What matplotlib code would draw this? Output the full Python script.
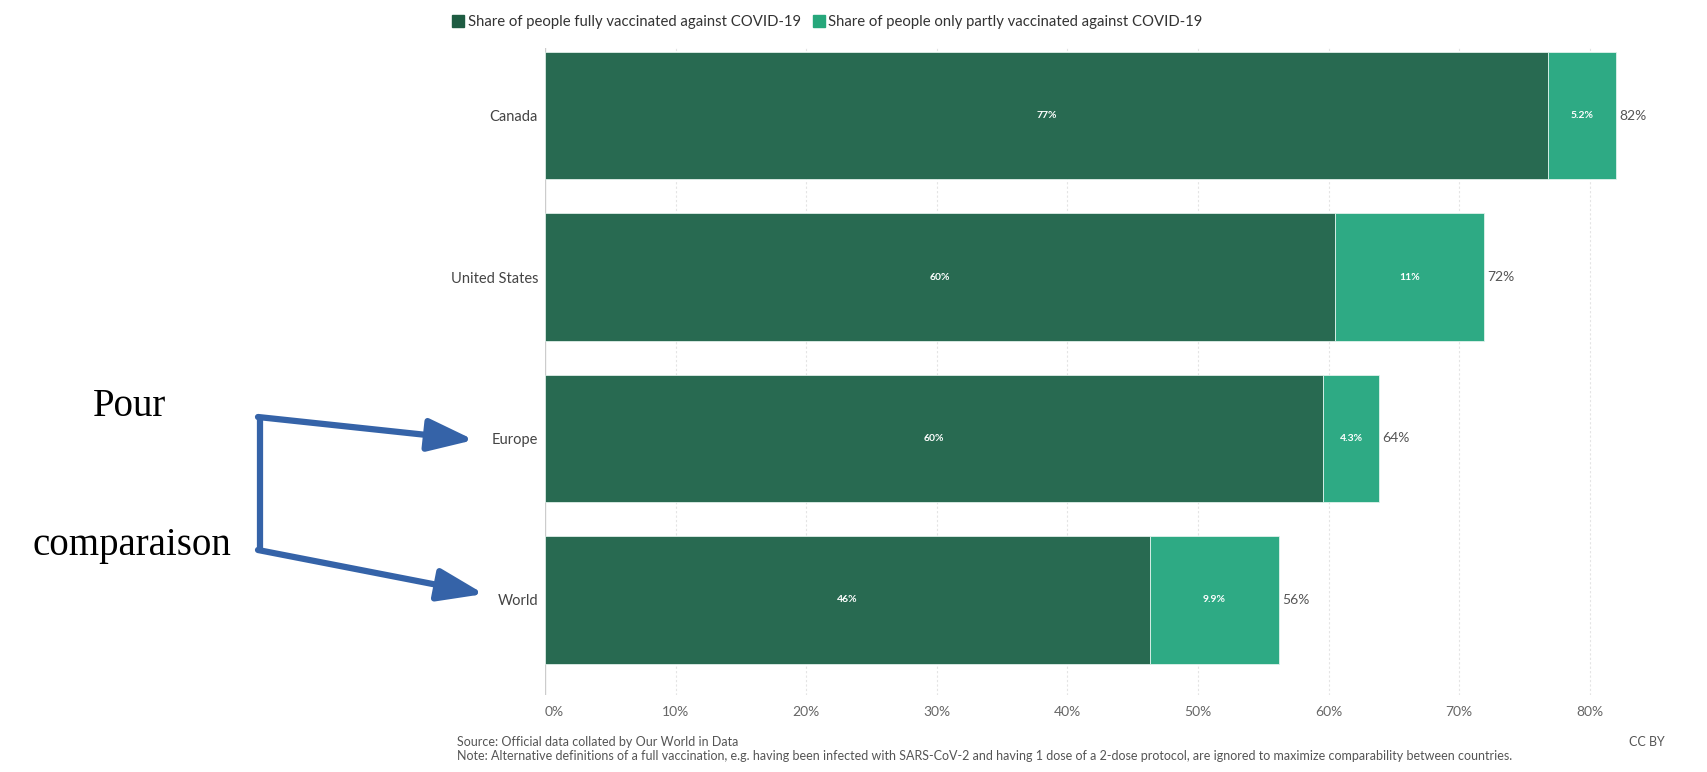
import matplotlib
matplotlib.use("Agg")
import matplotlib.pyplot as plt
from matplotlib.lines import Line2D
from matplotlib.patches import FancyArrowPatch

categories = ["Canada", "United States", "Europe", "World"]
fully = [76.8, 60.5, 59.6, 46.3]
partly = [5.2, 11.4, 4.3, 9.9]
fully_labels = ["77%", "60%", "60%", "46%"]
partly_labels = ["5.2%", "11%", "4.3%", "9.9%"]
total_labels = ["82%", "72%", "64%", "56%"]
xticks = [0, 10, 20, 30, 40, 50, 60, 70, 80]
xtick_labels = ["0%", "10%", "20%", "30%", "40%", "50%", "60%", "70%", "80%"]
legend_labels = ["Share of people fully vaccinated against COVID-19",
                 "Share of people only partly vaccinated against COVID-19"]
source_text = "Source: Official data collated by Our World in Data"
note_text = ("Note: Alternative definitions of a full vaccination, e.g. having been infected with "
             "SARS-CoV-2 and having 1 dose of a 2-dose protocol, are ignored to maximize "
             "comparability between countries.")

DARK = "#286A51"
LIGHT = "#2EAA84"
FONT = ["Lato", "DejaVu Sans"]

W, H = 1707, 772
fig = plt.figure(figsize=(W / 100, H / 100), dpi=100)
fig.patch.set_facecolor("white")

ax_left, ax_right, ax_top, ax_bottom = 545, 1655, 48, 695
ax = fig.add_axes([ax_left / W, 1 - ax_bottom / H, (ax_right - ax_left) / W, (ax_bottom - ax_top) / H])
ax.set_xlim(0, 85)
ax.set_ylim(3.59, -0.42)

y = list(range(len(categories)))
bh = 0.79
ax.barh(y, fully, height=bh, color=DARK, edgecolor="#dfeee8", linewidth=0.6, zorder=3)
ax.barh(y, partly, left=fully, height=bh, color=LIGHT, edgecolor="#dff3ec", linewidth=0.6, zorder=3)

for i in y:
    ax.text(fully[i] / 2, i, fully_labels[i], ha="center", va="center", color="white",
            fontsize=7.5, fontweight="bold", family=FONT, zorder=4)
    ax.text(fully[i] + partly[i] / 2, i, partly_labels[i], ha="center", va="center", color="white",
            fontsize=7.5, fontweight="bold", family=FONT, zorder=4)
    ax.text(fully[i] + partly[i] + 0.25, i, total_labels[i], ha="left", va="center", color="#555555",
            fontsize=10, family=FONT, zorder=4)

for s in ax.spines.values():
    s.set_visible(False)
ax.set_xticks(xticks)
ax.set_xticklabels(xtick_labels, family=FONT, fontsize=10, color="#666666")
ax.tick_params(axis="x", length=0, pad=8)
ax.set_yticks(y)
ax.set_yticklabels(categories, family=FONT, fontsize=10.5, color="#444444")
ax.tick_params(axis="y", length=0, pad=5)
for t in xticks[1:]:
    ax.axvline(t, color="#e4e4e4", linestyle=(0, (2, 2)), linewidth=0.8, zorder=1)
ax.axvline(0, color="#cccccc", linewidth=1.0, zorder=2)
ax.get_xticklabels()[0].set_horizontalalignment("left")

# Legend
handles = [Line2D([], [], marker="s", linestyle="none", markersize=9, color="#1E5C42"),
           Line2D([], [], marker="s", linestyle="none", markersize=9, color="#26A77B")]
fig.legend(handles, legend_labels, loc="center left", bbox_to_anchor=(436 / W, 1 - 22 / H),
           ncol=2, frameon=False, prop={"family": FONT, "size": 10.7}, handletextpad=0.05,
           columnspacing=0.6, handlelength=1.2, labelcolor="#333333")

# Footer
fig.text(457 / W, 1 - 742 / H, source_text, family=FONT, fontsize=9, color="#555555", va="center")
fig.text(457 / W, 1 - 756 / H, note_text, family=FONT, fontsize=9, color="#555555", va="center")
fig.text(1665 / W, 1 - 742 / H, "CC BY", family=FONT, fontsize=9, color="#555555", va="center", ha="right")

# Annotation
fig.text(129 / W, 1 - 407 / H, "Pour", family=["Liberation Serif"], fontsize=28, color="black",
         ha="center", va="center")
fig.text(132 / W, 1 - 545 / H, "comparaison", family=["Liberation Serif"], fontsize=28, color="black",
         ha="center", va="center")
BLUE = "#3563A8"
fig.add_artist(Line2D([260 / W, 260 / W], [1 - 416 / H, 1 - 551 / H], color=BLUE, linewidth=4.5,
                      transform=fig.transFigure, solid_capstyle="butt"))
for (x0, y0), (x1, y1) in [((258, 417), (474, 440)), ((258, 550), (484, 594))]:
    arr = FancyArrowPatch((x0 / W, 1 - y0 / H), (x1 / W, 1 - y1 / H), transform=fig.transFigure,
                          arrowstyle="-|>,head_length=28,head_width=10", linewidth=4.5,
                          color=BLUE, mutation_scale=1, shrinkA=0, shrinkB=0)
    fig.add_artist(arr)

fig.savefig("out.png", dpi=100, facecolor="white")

▶ _Exercise goal_
Write out every line of the preceding listing that contains "matplotlib".

▶ _Expected output_
What matplotlib code would draw this? Output the full Python script.
import matplotlib
matplotlib.use("Agg")
import matplotlib.pyplot as plt
from matplotlib.lines import Line2D
from matplotlib.patches import FancyArrowPatch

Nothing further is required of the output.